Compare that to the typical consequences of a DUI charge like the one Stapleton eventually pleaded to. Such charges typically carry two-day jail sentences, court probation, suspended licenses and standard DUI classes on addiction.
According to Flynn, at the very least, the deal suggests Stapleton was in no shape to drive.
“AA meetings in addition to DUI classes would normally indicate a high blood-alcohol content,” she said.
Vasquez, the passenger in the taxi hit by Stapleton, said she was not seriously injured and that Stapleton paid for her massages. Details on the experience of the other victim listed in the court records, Christie Gregory, have been more difficult to find.

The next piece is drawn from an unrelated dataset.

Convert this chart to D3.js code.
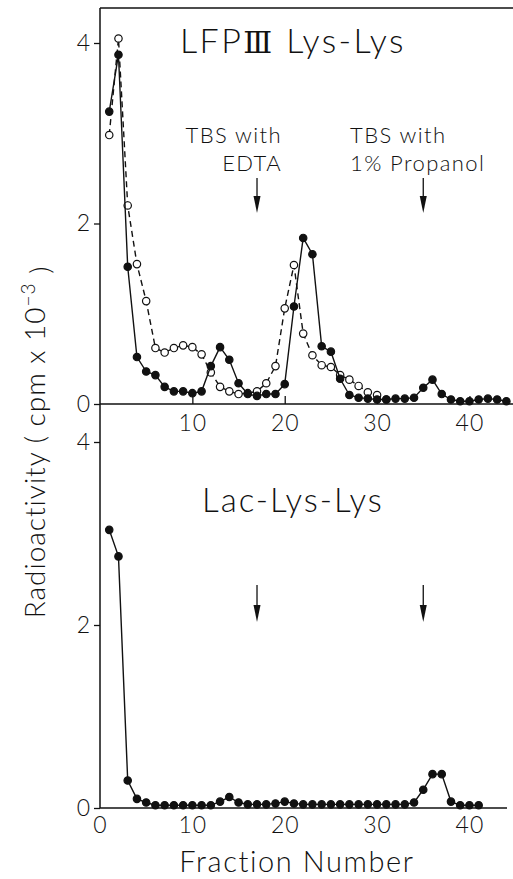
<!DOCTYPE html>
<html lang="en">
<head>
<meta charset="UTF-8">
<title>Radioactivity fractions</title>
<script src="https://cdn.jsdelivr.net/npm/d3@7/dist/d3.min.js"></script>
<style>
  html, body { margin: 0; padding: 0; background: #fff; }
  svg text { font-family: "Lato", "DejaVu Sans", sans-serif; font-weight: 300; fill: #111; }
</style>
</head>
<body>
<div id="chart"></div>
<script>
// --- data (cpm x 10^-3) ---
// top panel, filled circles / solid line, fractions 1..44
const topSolid = [3.24, 3.87, 1.52, 0.52, 0.36, 0.32, 0.19, 0.14, 0.14, 0.12,
                  0.14, 0.42, 0.63, 0.49, 0.23, 0.11, 0.09, 0.11, 0.11, 0.22,
                  1.08, 1.84, 1.66, 0.64, 0.58, 0.28, 0.10, 0.07, 0.06, 0.05,
                  0.05, 0.06, 0.06, 0.07, 0.18, 0.27, 0.11, 0.05, 0.03, 0.03,
                  0.05, 0.06, 0.05, 0.03];
// top panel, open circles / dashed line, fractions 1..31
const topDashed = [2.98, 4.05, 2.20, 1.55, 1.14, 0.62, 0.57, 0.62, 0.65, 0.63,
                   0.55, 0.35, 0.19, 0.14, 0.11, 0.12, 0.14, 0.23, 0.42, 1.06,
                   1.54, 0.78, 0.54, 0.43, 0.41, 0.32, 0.27, 0.20, 0.13, 0.10,
                   0.05];
// bottom panel, Lac-Lys-Lys, fractions 1..41
const bottomSolid = [3.04, 2.75, 0.30, 0.10, 0.06, 0.03, 0.03, 0.03, 0.03, 0.03,
                     0.03, 0.03, 0.07, 0.12, 0.06, 0.04, 0.04, 0.04, 0.05, 0.07,
                     0.05, 0.04, 0.04, 0.04, 0.04, 0.04, 0.04, 0.04, 0.04, 0.04,
                     0.04, 0.04, 0.04, 0.06, 0.20, 0.37, 0.37, 0.07, 0.03, 0.03,
                     0.03];
const arrowFractions = [17, 35];
const xTicksTop = [10, 20, 30, 40];
const xTicksBottom = [0, 10, 20, 30, 40];
const yTicks = [0, 2, 4];
const titleTop = ["LFP", "\u2162", " Lys-Lys"];
const titleBottom = "Lac-Lys-Lys";
const arrowLabels = [["TBS with", "EDTA"], ["TBS with", "1% Propanol"]];

const W = 513, H = 879;
const svg = d3.select("#chart").append("svg").attr("width", W).attr("height", H);

const x = d3.scaleLinear().domain([0, 44.5]).range([100, 511]);
const yTop = d3.scaleLinear().domain([0, 4]).range([404, 43]);
const yBot = d3.scaleLinear().domain([0, 4]).range([808, 442]);

const toPts = arr => arr.map((v, i) => ({ f: i + 1, v: v }));

function drawSeries(data, y, dashed) {
  const line = d3.line().x(d => x(d.f)).y(d => y(d.v));
  svg.append("path").datum(data)
    .attr("d", line)
    .attr("fill", "none")
    .attr("stroke", "#111")
    .attr("stroke-width", 1.4)
    .attr("stroke-dasharray", dashed ? "6,4" : null);
  svg.append("g").selectAll("circle").data(data).join("circle")
    .attr("cx", d => x(d.f))
    .attr("cy", d => y(d.v))
    .attr("r", 3.7)
    .attr("fill", dashed ? "#fff" : "#111")
    .attr("stroke", "#111")
    .attr("stroke-width", 1.2);
}

function styleAxis(g) {
  g.select(".domain").attr("stroke", "#111").attr("stroke-width", 1.5);
  g.selectAll(".tick line").attr("stroke", "#111").attr("stroke-width", 1.3);
  g.selectAll(".tick text").style("font-size", "23px").style("letter-spacing", "1px").attr("fill", "#111");
}

// --- top panel ---
svg.append("line").attr("x1", 100).attr("x2", 513).attr("y1", 8).attr("y2", 8)
  .attr("stroke", "#111").attr("stroke-width", 1.5);

svg.append("g").attr("transform", "translate(0,404)")
  .call(d3.axisBottom(x).tickValues(xTicksTop).tickFormat(d3.format("d"))
    .tickSizeInner(-8).tickSizeOuter(0).tickPadding(11))
  .call(g => g.select(".domain").attr("d", "M100,0H513"))
  .call(styleAxis);

svg.append("g").attr("transform", "translate(100,0)")
  .call(d3.axisLeft(yTop).tickValues(yTicks).tickFormat(d3.format("d"))
    .tickSizeInner(6).tickSizeOuter(0).tickPadding(3))
  .call(g => g.select(".domain").attr("d", "M0,8V404"))
  .call(styleAxis);

drawSeries(toPts(topDashed), yTop, true);
drawSeries(toPts(topSolid), yTop, false);

const tt = svg.append("text").attr("x", 180).attr("y", 53)
  .style("font-size", "34px").style("letter-spacing", "2.4px");
tt.append("tspan").text(titleTop[0]);
tt.append("tspan").style("font-family", "'DejaVu Serif', serif").style("font-weight", "300")
  .style("font-size", "30px").text(titleTop[1]);
tt.append("tspan").text(titleTop[2]);

// --- bottom panel ---
svg.append("g").attr("transform", "translate(0,808)")
  .call(d3.axisBottom(x).tickValues(xTicksBottom).tickFormat(d3.format("d"))
    .tickSizeInner(0).tickSizeOuter(0).tickPadding(9))
  .call(g => g.select(".domain").attr("d", "M100,0H507"))
  .call(styleAxis);

svg.append("g").attr("transform", "translate(100,0)")
  .call(d3.axisLeft(yBot).tickValues(yTicks).tickFormat(d3.format("d"))
    .tickSizeInner(6).tickSizeOuter(0).tickPadding(3))
  .call(g => g.select(".domain").attr("d", "M0,404V808"))
  .call(styleAxis);

drawSeries(toPts(bottomSolid), yBot, false);

svg.append("text").attr("x", 202).attr("y", 512)
  .style("font-size", "33px").style("letter-spacing", "2px").text(titleBottom);

// --- arrows ---
function arrow(xp, y1, y2) {
  svg.append("line").attr("x1", xp).attr("x2", xp).attr("y1", y1).attr("y2", y2 - 14)
    .attr("stroke", "#111").attr("stroke-width", 1.3);
  svg.append("path")
    .attr("d", `M${xp - 3.5},${y2 - 17}L${xp + 3.5},${y2 - 17}L${xp},${y2}Z`)
    .attr("fill", "#111");
}
arrowFractions.forEach((f, i) => {
  arrow(x(f), 178, 213);
  arrow(x(f), 585, 622);
  const ax = i === 0 ? 282 : 350;
  const t = svg.append("text").attr("text-anchor", i === 0 ? "end" : "start")
    .style("font-size", "22px").style("letter-spacing", "1.4px");
  t.append("tspan").attr("x", ax).attr("y", 143).text(arrowLabels[i][0]);
  t.append("tspan").attr("x", ax).attr("y", 171).text(arrowLabels[i][1]);
});

// --- axis titles ---
const yl = svg.append("text")
  .attr("transform", "translate(45,442) rotate(-90)")
  .attr("text-anchor", "middle")
  .style("font-size", "28px").style("letter-spacing", "1px");
yl.append("tspan").text("Radioactivity ( cpm x 10");
yl.append("tspan").attr("dy", "-0.55em").style("font-size", "19px").text("\u22123");
yl.append("tspan").attr("dy", "0.55em").text(" )");

svg.append("text").attr("x", 297).attr("y", 872).attr("text-anchor", "middle")
  .style("font-size", "29px").style("letter-spacing", "1.6px").text("Fraction Number");
</script>
</body>
</html>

The San Francisco Police Department told the Denver Post she was not a pedestrian.
Yet Stapleton was ordered to pay restitution to both Gregory and Vasquez. He did not respond to messages left by the Colorado Independent for this story. He has not said how Gregory was injured, whether he paid for any medical treatment she may have received or whether she was a driver or a passenger in another vehicle involved in the accident, including his own.
Records to come
The Colorado Independent has requested additional public records from the plea and sentencing discussions that may answer some of the questions growing out of the case.
Stapleton told the Denver Post that he has requested the full police report from the night of the accident. Only Stapleton and the two victims may request that document. The police report will offer information about how the police assessed Stapleton’s condition, who was injured and how they were injured.
Stapleton has said he wasn’t attempting to flee the scene, that he was only attempting to move out of the way of traffic. The police report will also detail why some of the parties involved believed he was attempting to flee the scene instead of offering assistance to the victims.